Would that all Muslim countries could have one of these guys who would find a way to keep government more or less secular and the church more or less private. But the man is not replicable, nor, probably, is the situation.  Like most of us, he was a collection of contradictions. He died in 1938 at 54, a victim of self-inflicted hard living–cirrhosis of the liver. He never practiced the equality of the sexes which was one of his gifts to Turkish generations. For all his devotion to science and rationality, he promulgated some almost comical theories, such as the idea that all languages derived from Turkish. His theater of operations was a part of history we in the western world don’t know well. Heard the name “Mosul?” Did you know that Turkey and Britain fought like hell over possession of the province and that it’s handover to Iraq (a country invented in the treaty of Versailles) was a compromise? Well, I didn’t. Neither did I know how much the Ottoman fights with the Brits and the Franks over Syria, Lebanon, Iran, etc. fed into the shape and character of the eventual Turkish State. And, it’s turning out, into our own.
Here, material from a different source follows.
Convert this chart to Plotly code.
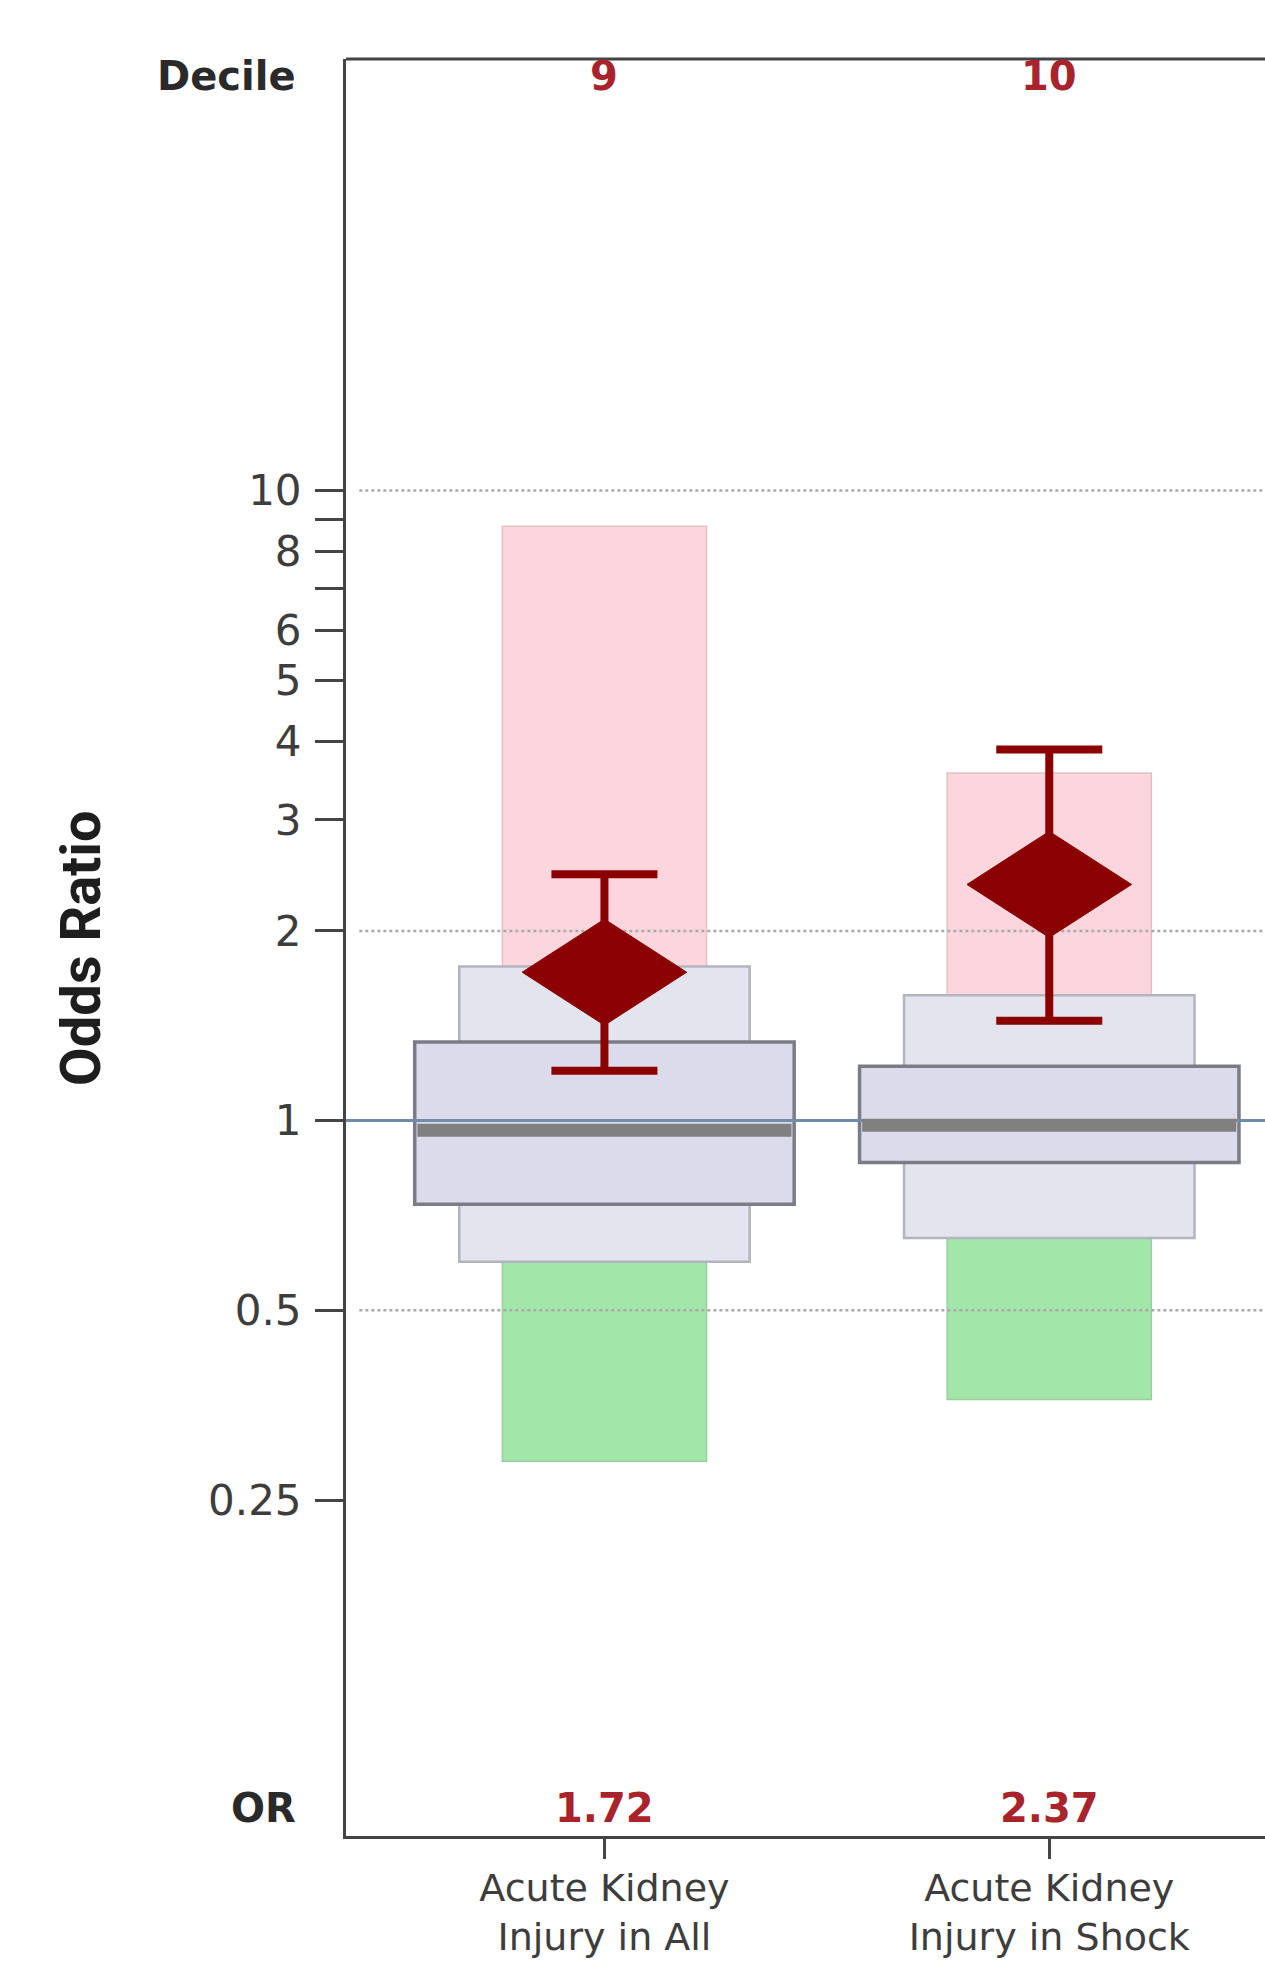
import plotly.graph_objects as go

# ---------------- data ----------------
categories = ["Acute Kidney<br>Injury in All", "Acute Kidney<br>Injury in Shock"]
deciles = ["9", "10"]
or_labels = ["1.72", "2.37"]
odds_ratio = [1.72, 2.37]
ci_lower = [1.20, 1.44]
ci_upper = [2.46, 3.88]

# reference distribution bands
band_low_outer = [0.288, 0.361]   # green bottom
band_low_mid = [0.597, 0.651]     # light box bottom
band_low_inner = [0.737, 0.858]   # inner box bottom
band_median = [0.965, 0.983]
band_high_inner = [1.333, 1.220]  # inner box top
band_high_mid = [1.756, 1.581]    # light box top
band_high_outer = [8.77, 3.56]    # pink top

y_tickvals = [0.25, 0.5, 1, 2, 3, 4, 5, 6, 7, 8, 9, 10]
y_ticktext = ["0.25", "0.5", "1", "2", "3", "4", "5", "6", "", "8", "", "10"]
grid_values = [0.5, 2, 10]
ref_value = 1

# ---------------- style ----------------
XR = [-0.581, 1.485]
YR = [-1.1352, 1.6846]
W_COLOR = 0.459
W_LIGHT = 0.653
W_INNER = 0.853
DIAMOND_HW = 0.185
DIAMOND_K = 1.2138
DARKRED = "#8b0000"
AXIS = "#444444"
FONT = "DejaVu Sans"

xs = list(range(len(categories)))

fig = go.Figure()

# reference line at OR = 1 (behind boxes)
fig.add_trace(go.Scatter(x=[XR[0], XR[1]], y=[ref_value, ref_value], mode="lines",
                         line=dict(color="#6f8cab", width=3), hoverinfo="skip"))

def band(lo, hi, width, fill, edge, lw):
    fig.add_trace(go.Bar(
        x=xs, base=lo, y=[h - l for h, l in zip(hi, lo)], width=[width] * len(xs),
        marker=dict(color=fill, line=dict(color=edge, width=lw)), hoverinfo="skip"))

band(band_high_mid, band_high_outer, W_COLOR, "#fdd5dc", "#dfc2c7", 1.5)
band(band_low_outer, band_low_mid, W_COLOR, "#a3e6a9", "#98cf9d", 1.5)
band(band_low_mid, band_high_mid, W_LIGHT, "#e4e4ef", "#b4b4c0", 2.5)
band(band_low_inner, band_high_inner, W_INNER, "#dcdbeb", "#7c7c86", 3.5)

# median lines
mx, my = [], []
for i, m in zip(xs, band_median):
    mx += [i - W_INNER / 2 + 0.006, i + W_INNER / 2 - 0.006, None]
    my += [m, m, None]
fig.add_trace(go.Scatter(x=mx, y=my, mode="lines", line=dict(color="#808080", width=13),
                         hoverinfo="skip"))

# dotted gridlines
for g in grid_values:
    fig.add_trace(go.Scatter(x=[XR[0] + 0.03, XR[1]], y=[g, g], mode="lines",
                             line=dict(color="#a9a9a9", width=2.5, dash="dot"), hoverinfo="skip"))

# confidence intervals
fig.add_trace(go.Scatter(
    x=xs, y=odds_ratio, mode="markers", marker=dict(size=1, color=DARKRED),
    error_y=dict(type="data", symmetric=False,
                 array=[u - o for u, o in zip(ci_upper, odds_ratio)],
                 arrayminus=[o - l for o, l in zip(odds_ratio, ci_lower)],
                 color=DARKRED, thickness=8, width=53),
    hoverinfo="skip"))

# diamonds
for i, o in zip(xs, odds_ratio):
    fig.add_trace(go.Scatter(
        x=[i - DIAMOND_HW, i, i + DIAMOND_HW, i, i - DIAMOND_HW],
        y=[o, o * DIAMOND_K, o, o / DIAMOND_K, o],
        mode="lines", fill="toself", fillcolor=DARKRED, line=dict(color=DARKRED, width=1),
        hoverinfo="skip"))

# top border
fig.add_shape(type="line", xref="paper", yref="paper", x0=0, x1=1, y0=1, y1=1,
              line=dict(color=AXIS, width=3))

LBL = dict(family=FONT, size=40, color="#2a2a2a", weight="bold")
RED = dict(family=FONT, size=40, color="#a8232b", weight="bold")
ann = []
ann.append(dict(text="Decile", xref="paper", yref="paper", x=-0.052, y=0.9905,
                xanchor="right", yanchor="middle", showarrow=False, font=LBL))
ann.append(dict(text="OR", xref="paper", yref="paper", x=-0.052, y=0.0157,
                xanchor="right", yanchor="middle", showarrow=False, font=LBL))
for i, d, o in zip(xs, deciles, or_labels):
    ann.append(dict(text=d, x=i, xref="x", yref="paper", y=0.9905, yanchor="middle",
                    showarrow=False, font=RED))
    ann.append(dict(text=o, x=i, xref="x", yref="paper", y=0.0157, yanchor="middle",
                    showarrow=False, font=RED))
ann.append(dict(text="Odds Ratio", xref="paper", yref="paper", x=-0.289, y=0.5,
                xanchor="center", yanchor="middle", textangle=-90, showarrow=False,
                font=dict(family="Liberation Sans Narrow, Roboto", size=56, color="#1e1e1e",
                          weight="bold")))

fig.update_layout(
    width=1265, height=1962,
    margin=dict(l=346, r=0, t=59, b=126, autoexpand=False),
    paper_bgcolor="white", plot_bgcolor="white",
    showlegend=False, barmode="overlay",
    annotations=ann,
    xaxis=dict(range=XR, tickvals=xs, ticktext=categories, showgrid=False, zeroline=False,
               automargin=False,
               showline=True, linecolor=AXIS, linewidth=3, ticks="outside", ticklen=20,
               tickwidth=3, tickcolor=AXIS, ticklabelstandoff=-4,
               tickfont=dict(family=FONT, size=38, color="#3d3d3d")),
    yaxis=dict(type="log", range=YR, tickvals=y_tickvals, ticktext=y_ticktext,
               automargin=False,
               showgrid=False, zeroline=False, showline=True, linecolor=AXIS, linewidth=3,
               ticks="outside", ticklen=28, tickwidth=3, tickcolor=AXIS,
               ticklabelstandoff=5,
               tickfont=dict(family=FONT, size=42, color="#3d3d3d")),
)

fig.write_html("out.html", config={"displayModeBar": False},
               post_script="document.body.style.margin='0';")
Attaturk is no easy read. It’s taken me three weeks of slogging to get through the 540 pages, dense with names of unfamiliar people, places, and events. Andrew Mango is no David McCulloch when it comes to breezy narrative. Nevertheless, I’m glad I toughed it out. This volume combined with his The Turks Today (See my May 26 09 blog) should give me as much foundation as I can absorb for approaching Istanbul, et al next month. It’s a vibrant, colorful, exotic place with more history than even Ataturk gave it credit for. I’m ready. Well, I could use a few more phrases. But if you know “beer” and “toilet,” what else should you need?